What I love about this Italian Meatballs recipe is that it is simple and wonderful! I’ve tried many meatball recipes and this one is my favorite. Skip all the complex spices and just go with ground beef, day-old Italian bread and pecorino cheese. I learned this recipe from my cousin Rose who lives in Aragona, Sicily. She made them for lunch and we were wowed! They were tender, flavorful, and luscious. Rose graciously shared her recipe. The addition of baking soda is a key to making them light and tender. I prefer to fry meatballs in a skillet on the stove to get a better crust versus baking in the oven.

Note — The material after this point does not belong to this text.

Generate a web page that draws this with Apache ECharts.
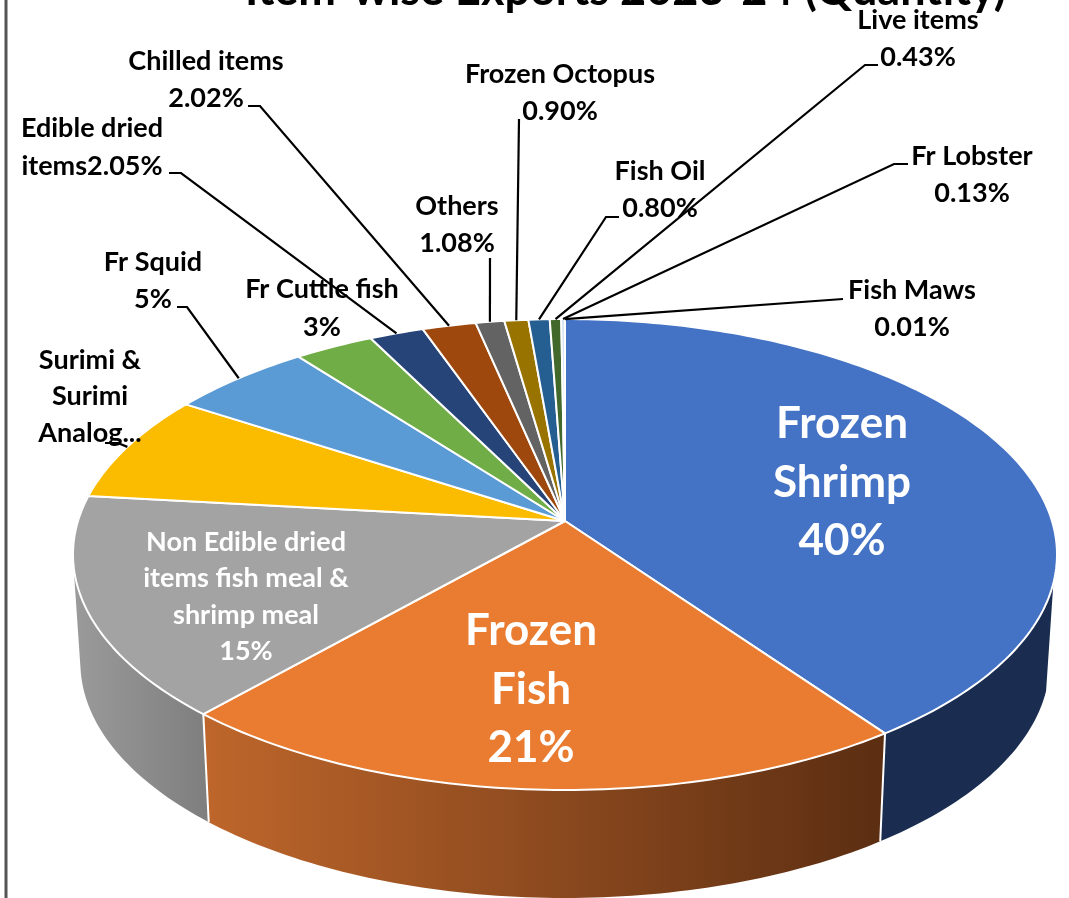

The meatball are simmered in Marinara Sauce and used as a meat side with your Sunday Pasta Dinner, or in a meatball sandwich! Sprinkle some grated mozzarella or provolone cheese on top of the meatballs and stick under the broiler for a few minutes. While you are frying up meatballs, might as well fry up some Italian Sausage links too. Simmer them in the sauce or serve them with green peppers for another wonderful Italian sandwich. For larger parties, meatballs and sausage work well for a Italian Sandwich Bar. Keep the meatballs and sausage simmering in the sauce in a crock pot, and let folks make their own sandwiches. Serve cheese, hot and sweet peppers on the side. Go for crusty Italian bread. Lightly toasting the bun is a must!
Homemade Italian Meatballs
- 1 cup whole milk
- 2 eggs
- 1 tablespoon salt
- 1 teaspoon fresh ground black pepper
- 6 cups 1/2 loaf day-old, dry, crusty Italian bread, cubed or torn into small pieces.
- 1 teaspoon baking soda
- 2 lbs ground beef
- 1 1/2 cups grated pecorino cheese
- olive oil enough for frying
In large bowl, whisk milk, eggs, salt and pepper. Add dry bread, mix until well coated and let soak for 10 minutes. Add more milk if needed. Crumble the ground meat into the mixture and mush together with your hands until the meat and bread become a sticky paste-like texture. Mix in the baking soda and cheese. Cover with saran wrap and let sit for an hour in the fridge. (This is a good time to make the marinara).
Roll the meat into palm size meatballs. Fry in batches over medium high heat in olive oil on all sides to a caramelized crust. Gently place the meatball in the marinara sauce and simmer for 2 hours or more.
Optional: Fry 1 lb (6 links) of Italian Sausage links in the same pan, and simmer in sauce for extra flavor.